REQUEST:
Read the records below and copy each line that contains "this".

GIVEN INFORMATION:
"""

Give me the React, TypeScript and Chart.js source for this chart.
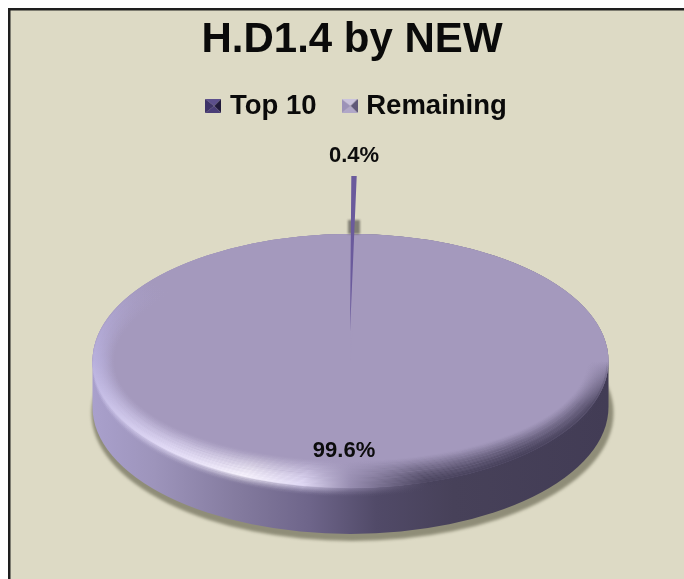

"""
"""

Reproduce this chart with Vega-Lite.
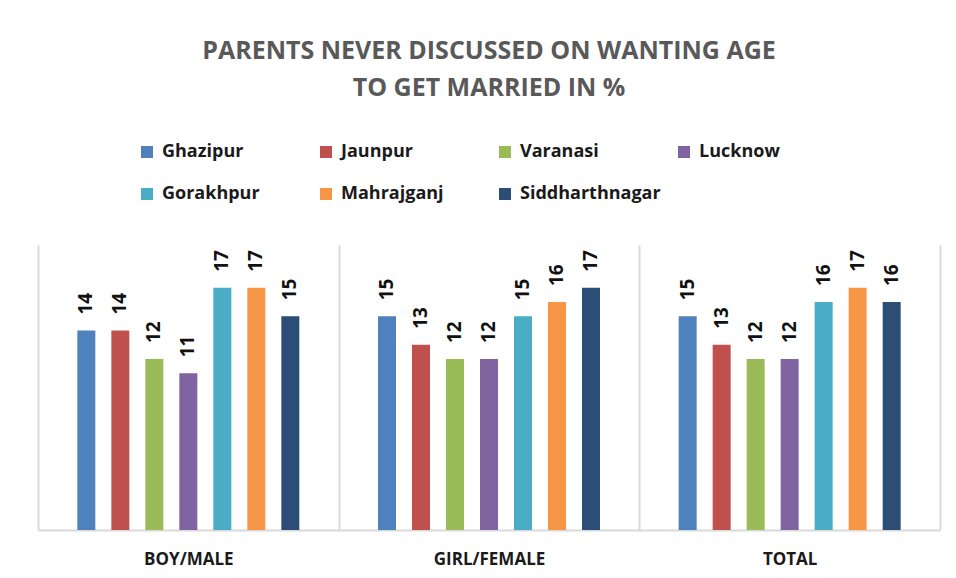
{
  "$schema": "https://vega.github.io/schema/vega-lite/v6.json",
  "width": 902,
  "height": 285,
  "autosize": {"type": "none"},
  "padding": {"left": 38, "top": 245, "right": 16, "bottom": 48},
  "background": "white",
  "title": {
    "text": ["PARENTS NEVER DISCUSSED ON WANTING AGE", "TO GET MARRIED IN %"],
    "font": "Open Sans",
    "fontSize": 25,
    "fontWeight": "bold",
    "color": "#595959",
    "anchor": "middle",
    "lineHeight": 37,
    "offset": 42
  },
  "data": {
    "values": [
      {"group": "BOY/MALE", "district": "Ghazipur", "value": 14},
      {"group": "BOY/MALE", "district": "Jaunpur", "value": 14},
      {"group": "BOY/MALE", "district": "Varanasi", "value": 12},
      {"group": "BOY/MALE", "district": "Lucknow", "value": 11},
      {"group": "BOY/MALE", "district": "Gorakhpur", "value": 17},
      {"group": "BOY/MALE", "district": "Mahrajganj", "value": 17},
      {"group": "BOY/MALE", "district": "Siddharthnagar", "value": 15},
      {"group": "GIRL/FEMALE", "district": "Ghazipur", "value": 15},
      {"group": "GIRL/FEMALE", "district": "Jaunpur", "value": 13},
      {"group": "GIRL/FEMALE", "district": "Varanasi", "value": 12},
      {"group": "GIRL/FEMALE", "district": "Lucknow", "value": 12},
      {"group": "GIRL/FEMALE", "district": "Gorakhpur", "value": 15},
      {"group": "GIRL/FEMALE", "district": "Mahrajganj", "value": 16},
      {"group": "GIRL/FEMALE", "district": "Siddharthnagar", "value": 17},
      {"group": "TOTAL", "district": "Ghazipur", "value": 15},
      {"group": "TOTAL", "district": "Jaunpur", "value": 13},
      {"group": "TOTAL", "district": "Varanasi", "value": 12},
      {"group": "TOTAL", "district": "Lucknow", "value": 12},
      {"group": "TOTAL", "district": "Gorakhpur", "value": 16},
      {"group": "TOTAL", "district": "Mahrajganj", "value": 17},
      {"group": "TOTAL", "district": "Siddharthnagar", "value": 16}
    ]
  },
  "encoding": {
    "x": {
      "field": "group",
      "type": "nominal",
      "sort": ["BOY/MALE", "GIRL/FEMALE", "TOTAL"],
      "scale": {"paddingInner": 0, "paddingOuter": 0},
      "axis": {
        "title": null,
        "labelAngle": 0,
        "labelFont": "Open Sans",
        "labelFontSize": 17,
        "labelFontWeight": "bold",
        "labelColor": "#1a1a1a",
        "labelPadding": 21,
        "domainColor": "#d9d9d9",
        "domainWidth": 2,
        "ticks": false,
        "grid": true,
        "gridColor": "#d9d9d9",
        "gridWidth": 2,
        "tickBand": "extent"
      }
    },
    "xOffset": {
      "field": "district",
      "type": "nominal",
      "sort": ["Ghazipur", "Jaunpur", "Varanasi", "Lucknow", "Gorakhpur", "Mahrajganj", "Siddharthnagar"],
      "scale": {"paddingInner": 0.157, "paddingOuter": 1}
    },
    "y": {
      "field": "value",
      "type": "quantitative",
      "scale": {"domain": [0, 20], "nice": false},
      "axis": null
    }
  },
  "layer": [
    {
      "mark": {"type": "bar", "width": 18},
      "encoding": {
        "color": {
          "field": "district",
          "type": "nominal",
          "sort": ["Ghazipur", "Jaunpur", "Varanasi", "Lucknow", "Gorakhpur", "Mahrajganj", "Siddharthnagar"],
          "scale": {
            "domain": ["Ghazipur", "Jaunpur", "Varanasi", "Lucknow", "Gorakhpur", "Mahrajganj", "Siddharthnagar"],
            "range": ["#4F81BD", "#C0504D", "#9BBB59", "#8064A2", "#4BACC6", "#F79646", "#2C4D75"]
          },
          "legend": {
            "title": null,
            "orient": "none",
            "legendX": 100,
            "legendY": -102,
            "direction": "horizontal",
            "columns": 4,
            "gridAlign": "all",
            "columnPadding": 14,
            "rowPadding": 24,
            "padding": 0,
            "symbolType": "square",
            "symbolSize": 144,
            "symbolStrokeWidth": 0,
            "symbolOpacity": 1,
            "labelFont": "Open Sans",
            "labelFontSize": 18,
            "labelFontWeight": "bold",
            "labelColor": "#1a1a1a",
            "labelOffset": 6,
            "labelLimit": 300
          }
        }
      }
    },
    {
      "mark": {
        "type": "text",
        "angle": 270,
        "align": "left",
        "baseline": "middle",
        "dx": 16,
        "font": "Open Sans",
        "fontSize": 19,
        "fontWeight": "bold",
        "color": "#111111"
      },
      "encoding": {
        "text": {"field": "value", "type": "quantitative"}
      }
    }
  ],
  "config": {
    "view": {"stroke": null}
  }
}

"""

FULL RESPONSE:
Give me the React, TypeScript and Chart.js source for this chart.
Reproduce this chart with Vega-Lite.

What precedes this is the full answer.